When Nibley began to publish, there were no Latter-day Saint historians prepared to respond when Fawn Brodie published her deeply flawed book on Joseph Smith.13 Nibley stepped up and did some counterpunching until others came along and were competent, capable, and willing to flesh out the details of the Restoration and subsequent history of the Church of Jesus Christ, which is an ongoing undertaking. Nibley was willing to let others work on that kind of history.
Speaking of history, there are those who are still wrongly enthralled by some version of the myth of objectivity — that is, that only those who are neutral, dispassionate, indifferent, balanced, disinterested, or detached can possibly manage to produce an “objective” account of Latter-day Saint history or of those important to the faith of Latter-day Saints like Hugh Nibley. He had no illusions about objective history or historians; neither should the Saints or those who write about the past.

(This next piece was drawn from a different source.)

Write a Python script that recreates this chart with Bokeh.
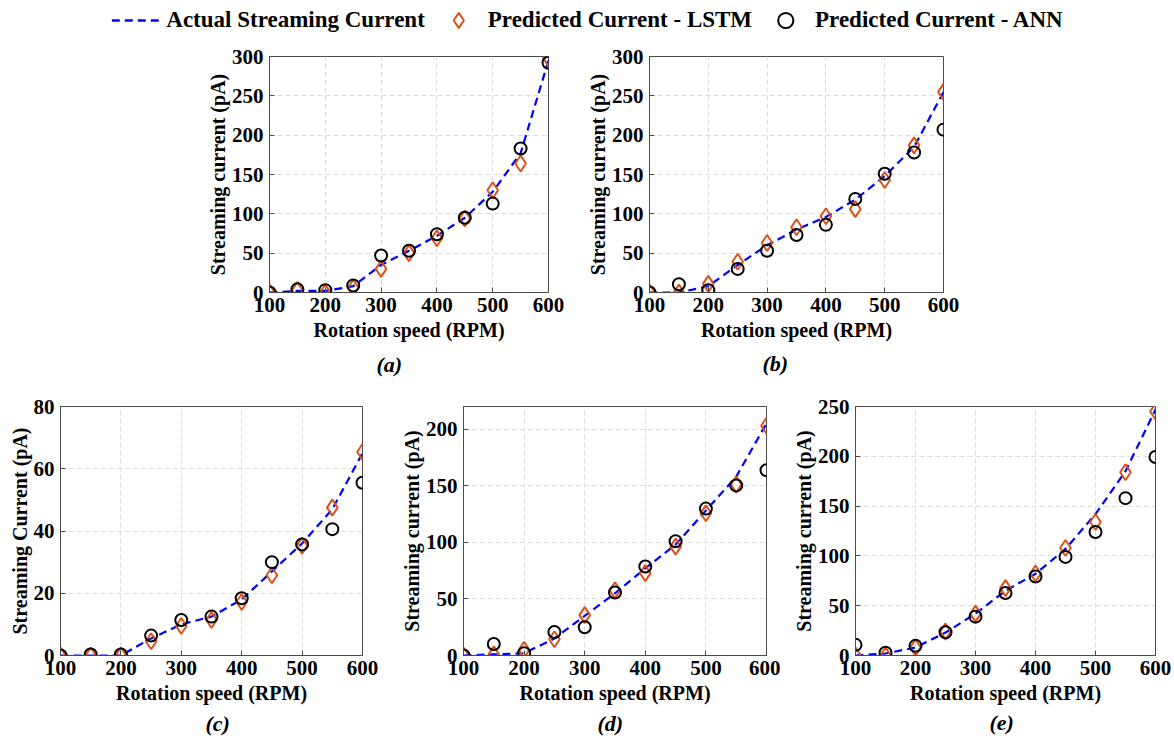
from bokeh.plotting import figure
from bokeh.layouts import column, row
from bokeh.models import Spacer, Title, Legend, LegendItem, Range1d, FixedTicker
from bokeh.embed import file_html
from bokeh.resources import INLINE

speed = [100, 150, 200, 250, 300, 350, 400, 450, 500, 550, 600]

a_actual = [0, 2, 2, 8, 35, 53, 72, 95, 128, 177, 295]
a_lstm = [0, 3, 0, 6, 30, 50, 69, 94, 130, 164, 298]
a_ann = [0, 4, 3, 9, 47, 53, 74, 95, 113, 183, 292]

b_actual = [0, 0, 8, 35, 60, 80, 96, 118, 148, 185, 255]
b_lstm = [0, 0, 11, 39, 63, 83, 97, 106, 143, 187, 255]
b_ann = [0, 10.5, 3, 30, 53, 73, 86, 119, 151, 178, 207]

c_actual = [0, 0, 0, 5.5, 10, 12.5, 18, 27, 36, 47, 65]
c_lstm = [0, 0, 0, 4.6, 9.5, 11.4, 17.2, 25.8, 35.3, 47.5, 65.4]
c_ann = [0, 0.3, 0.3, 6.4, 11.4, 12.5, 18.4, 30, 35.7, 40.6, 55.5]

d_actual = [0, 1, 2, 15, 35, 55, 77, 98, 128, 158, 205]
d_lstm = [0, 1, 5, 14.3, 35.7, 57.6, 72.8, 96.2, 125.7, 151, 203]
d_ann = [0, 10.2, 2, 20.8, 24.9, 55.6, 78.7, 100.9, 129.8, 150.3, 163.7]

e_actual = [0, 2, 8, 23, 42, 65, 82, 107, 142, 185, 247]
e_lstm = [0, 0, 8, 24, 42, 67.7, 82.3, 108, 134, 184, 245]
e_ann = [10.7, 2.7, 9.7, 23.3, 39, 62.7, 79.3, 99, 124, 158, 199.3]

x_ticks = [100, 200, 300, 400, 500, 600]
series_names = ["Actual Streaming Current", "Predicted Current - LSTM", "Predicted Current - ANN"]

FONT = "Liberation Serif"
BLUE = "#0000FF"
ORANGE = "#D95319"
FRAME = "#4a4a4a"


def panel(actual, lstm, ann, ymax, yticks, ylabel, tag,
          bl, fw, br, bt, fh, bb, tag_dx, tag_standoff):
    p = figure(width=bl + fw + br, height=bt + fh + bb,
               x_range=Range1d(100, 600), y_range=Range1d(0, ymax),
               output_backend="svg", toolbar_location=None,
               min_border_left=bl, min_border_right=br,
               min_border_top=bt, min_border_bottom=bb)
    p.outline_line_color = FRAME
    p.outline_line_width = 1
    p.background_fill_color = "white"
    p.border_fill_color = "white"
    p.xaxis.ticker = FixedTicker(ticks=x_ticks)
    p.yaxis.ticker = FixedTicker(ticks=yticks)
    for ax in (p.xaxis, p.yaxis):
        ax.major_label_text_font = FONT
        ax.major_label_text_font_style = "bold"
        ax.major_label_text_font_size = "21px"
        ax.major_label_text_color = "black"
        ax.axis_label_text_font = FONT
        ax.axis_label_text_font_style = "bold"
        ax.axis_label_text_font_size = "20px"
        ax.axis_label_text_color = "black"
        ax.axis_line_color = FRAME
        ax.major_tick_line_color = FRAME
        ax.major_tick_in = 5
        ax.major_tick_out = 0
        ax.minor_tick_line_color = None
    p.xaxis.axis_label = "Rotation speed (RPM)"
    p.yaxis.axis_label = ylabel
    p.xaxis.major_label_standoff = 5
    p.xaxis.axis_label_standoff = 4
    p.yaxis.major_label_standoff = 6
    p.yaxis.axis_label_standoff = 0
    p.grid.grid_line_color = "#dcdcdc"
    p.grid.grid_line_dash = "5 3"
    p.grid.grid_line_width = 1

    p.line(speed, actual, line_color=BLUE, line_width=2.2, line_dash="8 5")
    p.scatter(speed, lstm, marker="diamond", size=16, fill_color=None,
              line_color=ORANGE, line_width=2)
    p.scatter(speed, ann, marker="circle", size=12, fill_color=None,
              line_color="black", line_width=2)

    p.add_layout(Title(text=tag, align="left", offset=tag_dx - 13,
                       standoff=tag_standoff, text_font=FONT,
                       text_font_style="bold italic", text_font_size="22px",
                       text_color="black"), "below")
    return p


fa = panel(a_actual, a_lstm, a_ann, 300, [0, 50, 100, 150, 200, 250, 300],
           "Streaming current (pA)", "(a)", 69, 279, 32, 15, 237, 98, 120, 13)
fb = panel(b_actual, b_lstm, b_ann, 300, [0, 50, 100, 150, 200, 250, 300],
           "Streaming current (pA)", "(b)", 69, 294, 31, 16, 238, 96, 126, 11)
fc = panel(c_actual, c_lstm, c_ann, 80, [0, 20, 40, 60, 80],
           "Streaming Current (pA)", "(c)", 60, 302, 28, 14, 251, 95, 158, 5)
fd = panel(d_actual, d_lstm, d_ann, 220, [0, 50, 100, 150, 200],
           "Streaming current (pA)", "(d)", 73, 303, 14, 15, 251, 94, 147, 4)
fe = panel(e_actual, e_lstm, e_ann, 250, [0, 50, 100, 150, 200, 250],
           "Streaming current (pA)", "(e)", 75, 300, 19, 16, 251, 93, 147, 3)

# legend strip
lg = figure(width=1174, height=40, x_range=Range1d(0, 1), y_range=Range1d(0, 1),
            output_backend="svg", toolbar_location=None,
            x_axis_location=None, y_axis_location=None,
            min_border=0, min_border_left=0, min_border_right=0,
            min_border_top=0, min_border_bottom=0)
lg.outline_line_color = None
lg.grid.visible = False
r1 = lg.line([-5, -4], [-5, -4], line_color=BLUE, line_width=2.5, line_dash="8 5")
r2 = lg.scatter([-5], [-5], marker="diamond", size=16, fill_color=None,
                line_color=ORANGE, line_width=2)
r3 = lg.scatter([-5], [-5], marker="circle", size=12, fill_color=None,
                line_color="black", line_width=2)
legend = Legend(items=[LegendItem(label=series_names[0], renderers=[r1]),
                       LegendItem(label=series_names[1], renderers=[r2]),
                       LegendItem(label=series_names[2], renderers=[r3])],
                orientation="horizontal", location="center",
                border_line_color=None, background_fill_alpha=0,
                label_text_font=FONT, label_text_font_style="bold",
                label_text_color="black",
                label_text_font_size="23px", glyph_width=50, glyph_height=38,
                label_standoff=5, spacing=8, padding=0, margin=0)
lg.add_layout(legend, "center")

layout = column(
    lg,
    row(Spacer(width=200, height=350), fa, fb),
    row(fc, fd, fe),
)

open("out.html", "w").write(file_html(layout, INLINE))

In 1957 Hugh Nibley responded to those who “have noted with disapproval” that he defends the historical authenticity of the Book of Mormon. His response was that “no fruitful work of science or scholarship was ever written that did not attempt to prove one thing and in so doing disprove another.”14 Then there were those who wrongly insisted that [Page 70]to defend even their own faith was not what “objective historians” should ever do. This dogma came crashing down when Peter Novick exposed and demolished the myth of objective history and objective historians.15
In 1979 Jack Welch launched the Foundation for Ancient Research and Mormon Studies (FARMS), whose name was changed in 2006 to the Neal A. Maxwell Institute for Religious Scholarship. Among other things, one purpose for FARMS was to situate the Book of Mormon in the ancient world and not in Joseph Smith’s immediate environment. Hugh Nibley became an enthusiastic contributor and then later consumer of the literary products of this necessary, ongoing endeavor.16
Hugh Nibley was a mentor, a colleague, and a friend. His legacy is immense, and all those who seek to understand and defend the gospel owe him a debt of gratitude. I believe that Hugh Nibley Observed provides much-needed information about Nibley’s life and times. I highly recommend it to anyone interested in the man or his legacy.